A legislação brasileira garante o Ensino Fundamental e impõem aos mecanismos protetivos a criança e o adolescente. Aos responsáveis cabe o dever em matricular e acompanhar o processo de ensino-aprendizagem, sob pena de abandono intelectual respondendo juridicamente caso não cumpram as exigências legais, pois de acordo com o artigo 54, § 3 do Estatuto da Criança e do Adolescente possibilitando a perda do poder familiar.
Cabe a Constituição Federal, o Código Penal, assim como o Estatuto da Criança e do Adolescente tem por intuito proteger as crianças e os adolescentes livrando-os das opressões, abandono intelectual/moral e violência para que tenham uma infância e uma adolescência segura, orientada e tranqüila, assim como lhe garantir os direitos que lhes são assistidos pela legislação em vigor.
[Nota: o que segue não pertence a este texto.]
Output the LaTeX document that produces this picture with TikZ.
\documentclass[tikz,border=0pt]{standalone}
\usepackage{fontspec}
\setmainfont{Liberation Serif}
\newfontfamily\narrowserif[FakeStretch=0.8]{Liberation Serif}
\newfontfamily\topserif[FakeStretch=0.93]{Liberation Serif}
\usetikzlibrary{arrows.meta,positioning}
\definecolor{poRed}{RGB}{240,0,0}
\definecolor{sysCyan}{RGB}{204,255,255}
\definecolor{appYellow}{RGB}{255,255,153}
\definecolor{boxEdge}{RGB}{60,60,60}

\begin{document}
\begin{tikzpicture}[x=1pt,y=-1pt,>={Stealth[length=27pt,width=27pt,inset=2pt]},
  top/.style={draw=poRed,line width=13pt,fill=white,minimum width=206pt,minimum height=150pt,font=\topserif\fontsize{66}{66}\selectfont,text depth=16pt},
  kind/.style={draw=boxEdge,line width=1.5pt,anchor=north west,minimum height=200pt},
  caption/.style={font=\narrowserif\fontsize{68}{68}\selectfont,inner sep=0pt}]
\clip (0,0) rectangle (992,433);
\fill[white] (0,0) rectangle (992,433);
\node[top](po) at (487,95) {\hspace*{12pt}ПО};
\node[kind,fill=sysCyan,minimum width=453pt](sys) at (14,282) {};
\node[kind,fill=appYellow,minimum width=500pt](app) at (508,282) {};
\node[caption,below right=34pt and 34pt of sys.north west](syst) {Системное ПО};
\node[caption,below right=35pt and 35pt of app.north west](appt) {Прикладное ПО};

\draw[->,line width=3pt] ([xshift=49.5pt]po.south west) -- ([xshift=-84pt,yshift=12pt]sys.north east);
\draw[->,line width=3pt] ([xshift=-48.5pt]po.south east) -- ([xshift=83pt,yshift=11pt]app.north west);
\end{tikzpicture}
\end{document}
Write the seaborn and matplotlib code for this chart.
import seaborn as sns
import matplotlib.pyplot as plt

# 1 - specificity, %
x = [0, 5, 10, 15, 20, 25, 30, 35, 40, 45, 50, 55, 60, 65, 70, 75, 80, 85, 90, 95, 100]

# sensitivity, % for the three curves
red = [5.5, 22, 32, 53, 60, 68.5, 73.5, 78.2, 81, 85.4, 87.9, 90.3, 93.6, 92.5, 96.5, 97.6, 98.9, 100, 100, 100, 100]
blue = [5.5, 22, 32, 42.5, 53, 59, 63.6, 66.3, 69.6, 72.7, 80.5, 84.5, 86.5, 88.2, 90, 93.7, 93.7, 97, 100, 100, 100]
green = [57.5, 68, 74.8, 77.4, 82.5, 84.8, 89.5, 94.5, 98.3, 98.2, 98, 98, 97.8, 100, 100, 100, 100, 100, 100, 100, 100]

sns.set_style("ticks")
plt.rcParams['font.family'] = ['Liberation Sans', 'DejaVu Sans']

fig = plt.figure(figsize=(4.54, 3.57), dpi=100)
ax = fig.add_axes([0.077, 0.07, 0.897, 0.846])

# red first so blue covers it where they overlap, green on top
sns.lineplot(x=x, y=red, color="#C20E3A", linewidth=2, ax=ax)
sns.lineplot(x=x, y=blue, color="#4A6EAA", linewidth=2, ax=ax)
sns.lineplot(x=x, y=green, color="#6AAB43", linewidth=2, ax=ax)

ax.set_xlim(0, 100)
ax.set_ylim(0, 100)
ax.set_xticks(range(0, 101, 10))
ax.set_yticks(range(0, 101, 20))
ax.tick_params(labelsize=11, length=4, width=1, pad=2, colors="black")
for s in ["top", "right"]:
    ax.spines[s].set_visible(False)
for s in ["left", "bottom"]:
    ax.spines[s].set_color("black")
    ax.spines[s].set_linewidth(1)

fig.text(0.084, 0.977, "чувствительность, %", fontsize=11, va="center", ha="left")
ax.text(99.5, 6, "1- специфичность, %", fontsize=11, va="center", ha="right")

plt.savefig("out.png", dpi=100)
Sabe-se que a legislação brasileira voltada à proteção da criança e do adolescente não será suficiente se não houver as devidas denúncias para que sejam feitas as respectivas investigações para que se coloque em vigor os artigos que constam no Código Penal brasileiro, ECA e Constituição Federal junto com as demais leis para se fazerem por cumprir a segurança e bem-estar dos envolvidos.
É dever de o Estado olhar por nossas crianças, protegê-las de qualquer situação que venha a se tornar ameaçadora a elas, dando-lhes amparo e segurança, pois são elas nosso futuro.